Punk Off Their Asses Page 3
Punk In Drublic is the band's best work to date, eventually selling 1.1 million copies worldwide. That same year, Green Day and the Offspring explode into the mainstream. "It bugged us that the Offspring got big for about three or four months," Mike remembers. "Not Green Day. But we had just taken the Offspring on tour, and they were so mediocre that we just thought it was weird." While both Green Day and the Offspring receive massive support from radio and MTV, NOFX simply opts out. "We made the ‘Leave It Alone' video, and we decided not to send it to MTV. We just didn't want to be a part of that machine, of that ‘punk wave.' I think it's one of the best decisions we've ever made. Dexter Holland from the Offspring once told me he envied our career, because they never got any respect in the music business," explains Mike. The band's decision to not support MTV is not without its difficulties. "They said they were going to play the No Use For A Name video [for ‘Soulmate'], but if we weren't going to give them a NOFX video, then forget it. That was when I really got turned off. I don't know how happy No Use were, but I put my band before my label." Soon after, NOFX stop doing interviews. "We ended up in some teeny bopper magazine because some guy just made up the interview," Mike says. "We were doing so many interviews every day that we'd just start making up stories. All people wanted to talk about was Green Day. I didn't really think it was helping our career, and we didn't really have much to say."
While I Heard They Suck Live! becomes the band's first release to appear on the Billboard charts, Fat Mike joins forces with Joey Cape and Dave Raun of Lagwagon, Spike Slawson of Swingin' Utters, and Chris Shiflett of No Use (and currently Foo Fighters) to form Me First and the Gimme Gimmes, a covers-only punk band. "We were frustrated because we were all playing in bands whose members all lived in different cities.

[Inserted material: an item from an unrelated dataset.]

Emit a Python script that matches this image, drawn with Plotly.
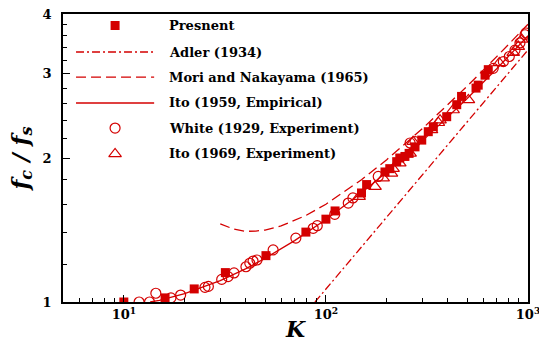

We thought, ‘Let's just record a couple of seven-inches and play locally whenever we want to,'" explains Mike. "The funny thing is, everyone from the Gimme Gimmes moved away, so now we can't play locally." The band have released five full-length records on Fat and played the Warped tour, Europe, Japan, and a Bar Mitzvah.
As a promotional item for their latest record, Heavy Petting Zoo, whose cover features a man molesting a sheep, the band distributes blow-up "Love Ewes"; posters for the album get a record store in France shut down. The album receives lukewarm reception from fans and critics who aren't overtly impressed with its slower pace. Eric buys a coffee shop in L.A., dubs it Café Mocha, and has similar difficulties with slowness of pace — it shuts down two years later. While on tour in Bakersfield, Erik is attacked from behind mid-song by an angry skinhead who knocks over his whole kit. "We all jumped into the pit and tried to fight him," Mike says. "He got kicked out. I guess he came back after the show to apologise, and Erik just came up to him with a monkey wrench… It was pretty upsetting. The sound it made really made me sick to my stomach."
In a rare interview with Flipside, Mike discusses his recent adoption of a vegetarian lifestyle; understandably, it's a surprise for a man who once wrote songs like "Vegetarian Mumbo Jumbo." "I love being proven wrong. I find it refreshing and humbling. I used to make fun of vegetarians, and I was just trying to be a punky, snot-nosed kid." On the other hand, one of the band's songs is used, without permission, as the theme to a porn flick titled Monkey Gang Bang. Near the end of the year, So Long And Thanks For All the Shoes is released; it's Mike's favourite NOFX record.
Following in Eric's unsuccessful footsteps, El Hefe opens up his own club, Hefe's, which barely lasts two years. "He got one of those ATM machines put in, and he had to get a five year lease," Mike says. "So after the club shut down, he was stuck with a bank machine he had to keep renting every month. I don't know what he did with it." During the summer's Warped Tour stop in Houston, Texas, the band is appalled by the poor sound at the all-concrete venue and apologises to their fans by throwing $5,000 in dollar bills into the pit during their set. "It was really hot, and they booked the Warped Tour inside this shed where cattle were being sold. Bad Religion were playing, and I couldn't tell what song they were playing. That's how bad it sounded," recalls Mike. "I felt like we cheated the kids. We weren't going to play, and I thought, ‘Fuck, we should give them our share of the money back and just have fun with it.'" Tour difficulties continue when a planned date in Moscow is cancelled due to troubles with the band's work papers. "They wouldn't let us out of the airport," Mike says. "Luckily, we only flew from Amsterdam, but it still cost us about $16,000."